There is a class in the local high school in which students are challenged. They identify a long term project, one that includes a personal stretch and a service piece. Adults in the community are invited to come serve as judges on how the presentation goes. I have done this for years and it is always a treat.
One time a student
built a guitar. I am still impressed. Another student made desserts using recipes from around the world. One girl pursued kickboxing, and another raised money for a charity by putting on a golfing tournament. One of my daughters orchestrated a plant based dinner for fifty people, but it was thwarted by the pandemic. My other twin learned Russian and translated a tour at the museum where she was a guide.
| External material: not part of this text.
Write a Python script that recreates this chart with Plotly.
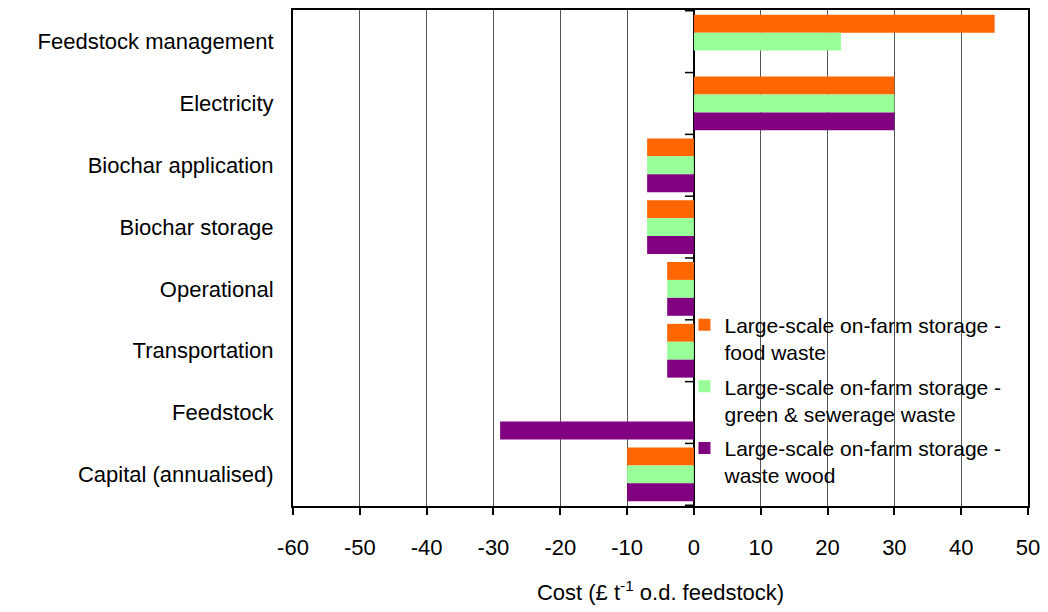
import plotly.graph_objects as go

categories = ["Feedstock management", "Electricity", "Biochar application", "Biochar storage",
              "Operational", "Transportation", "Feedstock", "Capital (annualised)"]
food_waste = [45, 30, -7, -7, -4, -4, None, -10]
green_waste = [22, 30, -7, -7, -4, -4, None, -10]
wood_waste = [None, 30, -7, -7, -4, -4, -29, -10]
series_names = ["Large-scale on-farm storage -<br>food waste",
                "Large-scale on-farm storage -<br>green & sewerage waste",
                "Large-scale on-farm storage -<br>waste wood"]
colors = ["#FF6600", "#99FF99", "#800080"]
x_ticks = list(range(-60, 51, 10))

FONT = "Liberation Sans, Arial, sans-serif"

fig = go.Figure()
for i, (name, vals, c) in enumerate(zip(series_names, [food_waste, green_waste, wood_waste], colors)):
    fig.add_trace(go.Bar(y=categories, x=vals, name=name, orientation="h", legendgroup=f"g{i}",
                         marker=dict(color=c, line=dict(width=0))))

shapes = []
# white area behind the legend (hides gridlines there, like the reference)
shapes.append(dict(type="rect", layer="between", xref="x", yref="paper",
                   x0=0.2, x1=50, y0=0.022, y1=0.402,
                   fillcolor="white", line=dict(width=0)))
# small tick marks on the category axis line at x=0 (category boundaries)
for k in range(len(categories) + 1):
    yb = k - 0.5
    shapes.append(dict(type="line", xref="x", yref="y", xsizemode="pixel", xanchor=0,
                       x0=-9, x1=0, y0=yb, y1=yb, line=dict(color="black", width=1.5)))

fig.update_layout(
    width=1048, height=612,
    margin=dict(l=293, r=19, t=8, b=106),
    paper_bgcolor="white", plot_bgcolor="white",
    barmode="group", bargap=0.13, bargroupgap=0,
    font=dict(family=FONT, size=22, color="black"),
    shapes=shapes,
    legend=dict(x=0.5326, y=0.406, xanchor="left", yanchor="top",
                bgcolor="rgba(0,0,0,0)", borderwidth=0, valign="top",
                font=dict(family=FONT, size=21, color="black"),
                traceorder="grouped", tracegroupgap=4, itemwidth=30),
    showlegend=True,
)
fig.update_xaxes(range=[-60, 50], tickvals=x_ticks, ticktext=[str(v) for v in x_ticks],
                 showgrid=True, gridcolor="#555555", gridwidth=1,
                 zeroline=True, zerolinecolor="black", zerolinewidth=1.5,
                 showline=True, linecolor="black", linewidth=2, mirror=True,
                 ticks="outside", ticklen=7, tickcolor="black", tickwidth=1.5,
                 ticklabelstandoff=14,
                 title=dict(text="Cost (£ t<sup>-1</sup> o.d. feedstock)", font=dict(size=22), standoff=25))
fig.update_yaxes(autorange="reversed", showgrid=False, showline=True, linecolor="black",
                 linewidth=2, mirror=True, ticks="", ticklabelstandoff=13)

fig.write_html("out.html", config={"displayModeBar": False},
               post_script="document.body.style.margin='0';")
These young people are seventeen, maybe eighteen, as they immerse themselves in a goal that
will absorb them for fifty or two hundred hours.
I often hear them admit that it was more difficult than they expected, or that they needed to pare down the original expectations. Some of them come face to face with failure.
Yet they persevered. Wisely, there are mentors baked into the system, as well as teachers. Hearing the stories of how they realigned after a dead end inspires me. When one door closes, they find
another.
The service piece is golden. The teachers assume that the effort will give back to the community. What a marvelous invitation into what adulthood can offer.
We grown-ups are not shepherded by faculty anymore, though there are assignments that crop up in our path. Hopefully we find mentors to support us in our marriages, and motherhood, and personal pitfalls. Stephen Ministry is one way. Twelve Steps is another. Marriage
mentors are a way to find the companionship we need.
I wonder what the speeches would be like, if we told an audience when we have been stretched by life, or how we have served others.